--- START Stored data ---
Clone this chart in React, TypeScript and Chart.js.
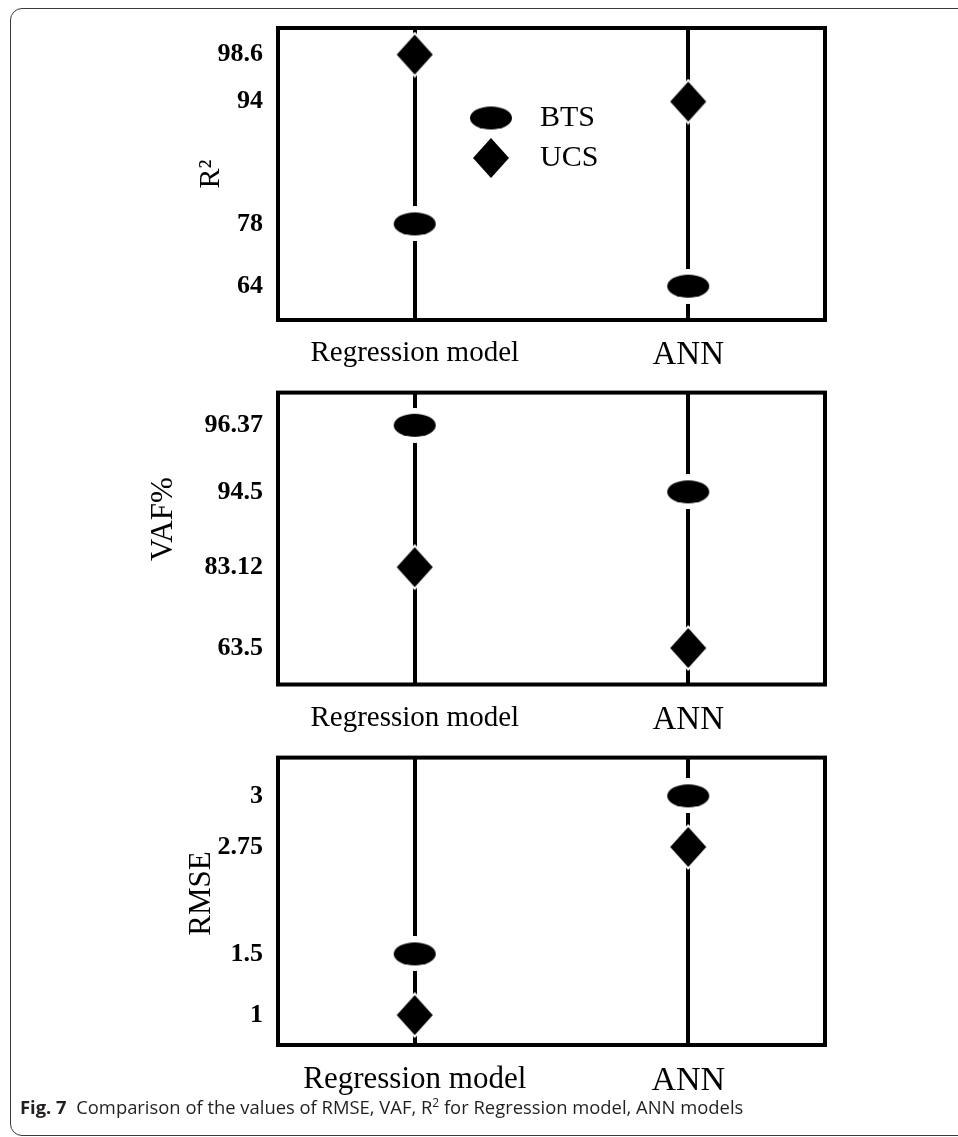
import React, { useEffect, useRef } from 'react';
import { Chart, registerables, LinearScale } from 'chart.js';

// ---------- data ----------
const categories = ['Regression model', 'ANN'];
const seriesNames = ['BTS', 'UCS'];

const r2Ticks = [98.6, 94, 78, 64];
const r2BTS = [78, 64];
const r2UCS = [98.6, 94];

const vafTicks = [96.37, 94.5, 83.12, 63.5];
const vafBTS = [96.37, 94.5];
const vafUCS = [83.12, 63.5];

const rmseTicks = [3, 2.75, 1.5, 1];
const rmseBTS = [1.5, 3];
const rmseUCS = [1, 2.75];

// ---------- axis geometry (where each tick sits, as a fraction of plot height from the bottom) ----------
const r2TickPos = [0.909, 0.748, 0.329, 0.116];
const vafTickPos = [0.888, 0.66, 0.402, 0.125];
const rmseTickPos = [0.867, 0.689, 0.317, 0.104];

const SERIF = "'Liberation Serif', 'Times New Roman', Times, serif";
const FRAME_LEFT = 278;
const FRAME_RIGHT = 825;
const PAGE_W = 958;

// Piecewise-linear value axis: ticks sit at given fractions of the axis
class AnchoredScale extends LinearScale {
  static id = 'anchored';
  static defaults = {};
  _anchors: { v: number; p: number }[] = [];

  buildTicks() {
    const vals: number[] = (this.options as any).anchorValues || [];
    const pos: number[] = (this.options as any).anchorPositions || [];
    this._anchors = vals.map((v, i) => ({ v, p: pos[i] })).sort((a, b) => a.v - b.v);
    return vals.map((v) => ({ value: v }));
  }

  getPixelForValue(value: number) {
    const a = this._anchors;
    if (!a || a.length < 2) return super.getPixelForValue(value);
    let k = 0;
    while (k < a.length - 2 && value > a[k + 1].v) k++;
    const lo = a[k];
    const hi = a[k + 1];
    const t = (value - lo.v) / (hi.v - lo.v);
    return this.getPixelForDecimal(lo.p + t * (hi.p - lo.p));
  }

  getValueForPixel(pixel: number) {
    const a = this._anchors;
    if (!a || a.length < 2) return super.getValueForPixel(pixel);
    const d = this.getDecimalForPixel(pixel);
    let k = 0;
    while (k < a.length - 2 && d > a[k + 1].p) k++;
    const lo = a[k];
    const hi = a[k + 1];
    return lo.v + ((d - lo.p) / (hi.p - lo.p)) * (hi.v - lo.v);
  }
}

Chart.register(...registerables, AnchoredScale);

function makeEllipse(w: number, h: number, halo: number) {
  const c = document.createElement('canvas');
  c.width = w + 2 * halo;
  c.height = h + 2 * halo;
  const ctx = c.getContext('2d')!;
  const cx = c.width / 2;
  const cy = c.height / 2;
  ctx.fillStyle = '#fff';
  ctx.beginPath();
  ctx.ellipse(cx, cy, w / 2 + halo, h / 2 + halo, 0, 0, Math.PI * 2);
  ctx.fill();
  ctx.fillStyle = '#000';
  ctx.beginPath();
  ctx.ellipse(cx, cy, w / 2, h / 2, 0, 0, Math.PI * 2);
  ctx.fill();
  return c;
}

function makeDiamond(w: number, h: number, halo: number) {
  const c = document.createElement('canvas');
  c.width = w + 2 * halo;
  c.height = h + 2 * halo;
  const ctx = c.getContext('2d')!;
  const cx = c.width / 2;
  const cy = c.height / 2;
  const path = (hw: number, hh: number) => {
    ctx.beginPath();
    ctx.moveTo(cx, cy - hh);
    ctx.lineTo(cx + hw, cy);
    ctx.lineTo(cx, cy + hh);
    ctx.lineTo(cx - hw, cy);
    ctx.closePath();
    ctx.fill();
  };
  ctx.fillStyle = '#fff';
  path(w / 2 + halo, h / 2 + halo);
  ctx.fillStyle = '#000';
  path(w / 2, h / 2);
  return c;
}

const framePlugin = {
  id: 'frame',
  afterDraw(chart: any) {
    const { left, top, right, bottom } = chart.chartArea;
    const ctx = chart.ctx;
    ctx.save();
    ctx.strokeStyle = '#000';
    ctx.lineWidth = 4;
    ctx.strokeRect(left, top, right - left, bottom - top);
    ctx.restore();
  },
};

type PanelCfg = {
  top: number;
  height: number;
  padTop: number;
  axisH: number;
  ticks: number[];
  tickPos: number[];
  bts: number[];
  ucs: number[];
  title: string;
  titleSize: number;
  titleX: number;
  regSize: number;
  annSize: number;
  legend?: { left: number; top: number };
};

const NB = '\u00a0';

const panels: PanelCfg[] = [
  {
    top: 0, height: 380, padTop: 28, axisH: 60,
    ticks: r2Ticks, tickPos: r2TickPos, bts: r2BTS, ucs: r2UCS,
    title: 'R²', titleSize: 30, titleX: 211, regSize: 29, annSize: 33,
    legend: { left: 447, top: 93 },
  },
  {
    top: 370, height: 380, padTop: 19, axisH: 65.5,
    ticks: vafTicks, tickPos: vafTickPos, bts: vafBTS, ucs: vafUCS,
    title: NB.repeat(5) + 'VAF%', titleSize: 31, titleX: 164, regSize: 29, annSize: 33,
  },
  {
    top: 735, height: 380, padTop: 17, axisH: 70,
    ticks: rmseTicks, tickPos: rmseTickPos, bts: rmseBTS, ucs: rmseUCS,
    title: NB.repeat(2) + 'RMSE', titleSize: 31, titleX: 202, regSize: 31, annSize: 34,
  },
];

function Panel({ cfg }: { cfg: PanelCfg }) {
  const ref = useRef<HTMLCanvasElement>(null);
  useEffect(() => {
    const ellipse = makeEllipse(42, 23, 6);
    const diamond = makeDiamond(36, 40, 3);
    const legendMover = {
      id: 'legendMover',
      afterLayout(chart: any) {
        const lg = chart.legend;
        if (!lg || !cfg.legend) return;
        const w = lg.width;
        lg.left = cfg.legend.left;
        lg.top = cfg.legend.top;
        lg.right = lg.left + w + 40;
        lg.bottom = lg.top + 150;
        lg.width = lg.right - lg.left;
        lg.height = 150;
      },
    };
    const titleLH = cfg.titleSize * 1.2;
    const chart = new Chart(ref.current!, {
      type: 'line',
      data: {
        labels: categories,
        datasets: [
          {
            label: seriesNames[0],
            data: cfg.bts,
            showLine: false,
            pointStyle: ellipse as any,
            pointRadius: 12,
            borderColor: '#000',
            backgroundColor: '#000',
            clip: false as any,
          },
          {
            label: seriesNames[1],
            data: cfg.ucs,
            showLine: false,
            pointStyle: diamond as any,
            pointRadius: 12,
            borderColor: '#000',
            backgroundColor: '#000',
            clip: false as any,
          },
        ],
      },
      options: {
        animation: false,
        responsive: false,
        events: [],
        layout: { padding: { top: cfg.padTop, right: PAGE_W - FRAME_RIGHT, left: 0, bottom: 0 } },
        plugins: {
          tooltip: { enabled: false },
          legend: {
            display: !!cfg.legend,
            position: 'chartArea' as any,
            align: 'start',
            labels: {
              usePointStyle: true,
              pointStyleWidth: 68,
              padding: 10,
              color: '#000',
              font: { family: SERIF, size: 30 },
            },
          },
        },
        scales: {
          x: {
            type: 'category',
            offset: true,
            grid: { display: true, color: '#000', lineWidth: 4, drawTicks: false, offset: false },
            border: { display: false },
            ticks: {
              color: '#000',
              padding: 16,
              autoSkip: false,
              maxRotation: 0,
              font: (ctx: any) => ({ family: SERIF, size: ctx.index === 1 ? cfg.annSize : cfg.regSize }),
            },
            afterFit: (s: any) => {
              s.height = cfg.axisH;
            },
          },
          y: {
            type: 'anchored' as any,
            anchorValues: cfg.ticks,
            anchorPositions: cfg.tickPos,
            grid: { display: false },
            border: { display: false },
            ticks: {
              color: '#000',
              padding: 7,
              autoSkip: false,
              font: { family: SERIF, size: 26, weight: 'bold' },
              callback: (v: any) => String(v),
            },
            title: {
              display: true,
              text: cfg.title,
              color: '#000',
              font: { family: SERIF, size: cfg.titleSize },
              padding: { top: cfg.titleX - titleLH / 2, bottom: 0 },
            },
            afterFit: (s: any) => {
              s.width = FRAME_LEFT;
            },
          } as any,
        },
      },
      plugins: [framePlugin, legendMover],
    });
    return () => chart.destroy();
  }, []);
  return (
    <canvas
      ref={ref}
      width={PAGE_W}
      height={cfg.height}
      style={{ position: 'absolute', left: 0, top: cfg.top, width: PAGE_W, height: cfg.height }}
    />
  );
}

export default function App() {
  return (
    <div
      style={{
        position: 'absolute',
        left: 0,
        top: 0,
        width: PAGE_W,
        height: 1137,
        overflow: 'hidden',
        background: '#fff',
      }}
    >
      <div
        style={{
          position: 'absolute',
          left: 10,
          top: 8,
          width: 1000,
          height: 1126,
          border: '1.5px solid #3a3a3a',
          borderRadius: 12,
        }}
      />
      {panels.map((p, i) => (
        <Panel key={i} cfg={p} />
      ))}
      <div
        style={{
          position: 'absolute',
          left: 20,
          top: 1094,
          fontFamily: "'Open Sans', 'Noto Sans', sans-serif",
          fontSize: 18.4,
          color: '#231f20',
          whiteSpace: 'nowrap',
        }}
      >
        <span style={{ fontWeight: 700 }}>Fig. 7</span>
        <span>
          {'\u00a0\u00a0'}Comparison of the values of RMSE, VAF, R<sup style={{ fontSize: 12, lineHeight: 0 }}>2</sup> for
          Regression model, ANN models
        </span>
      </div>
    </div>
  );
}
--- END Stored data ---
Write out nothing but the lines from the start of the data through the line with "const rmseUCS = [1, 2.75];". Leave out the pictures.

Clone this chart in React, TypeScript and Chart.js.
import React, { useEffect, useRef } from 'react';
import { Chart, registerables, LinearScale } from 'chart.js';

// ---------- data ----------
const categories = ['Regression model', 'ANN'];
const seriesNames = ['BTS', 'UCS'];

const r2Ticks = [98.6, 94, 78, 64];
const r2BTS = [78, 64];
const r2UCS = [98.6, 94];

const vafTicks = [96.37, 94.5, 83.12, 63.5];
const vafBTS = [96.37, 94.5];
const vafUCS = [83.12, 63.5];

const rmseTicks = [3, 2.75, 1.5, 1];
const rmseBTS = [1.5, 3];
const rmseUCS = [1, 2.75];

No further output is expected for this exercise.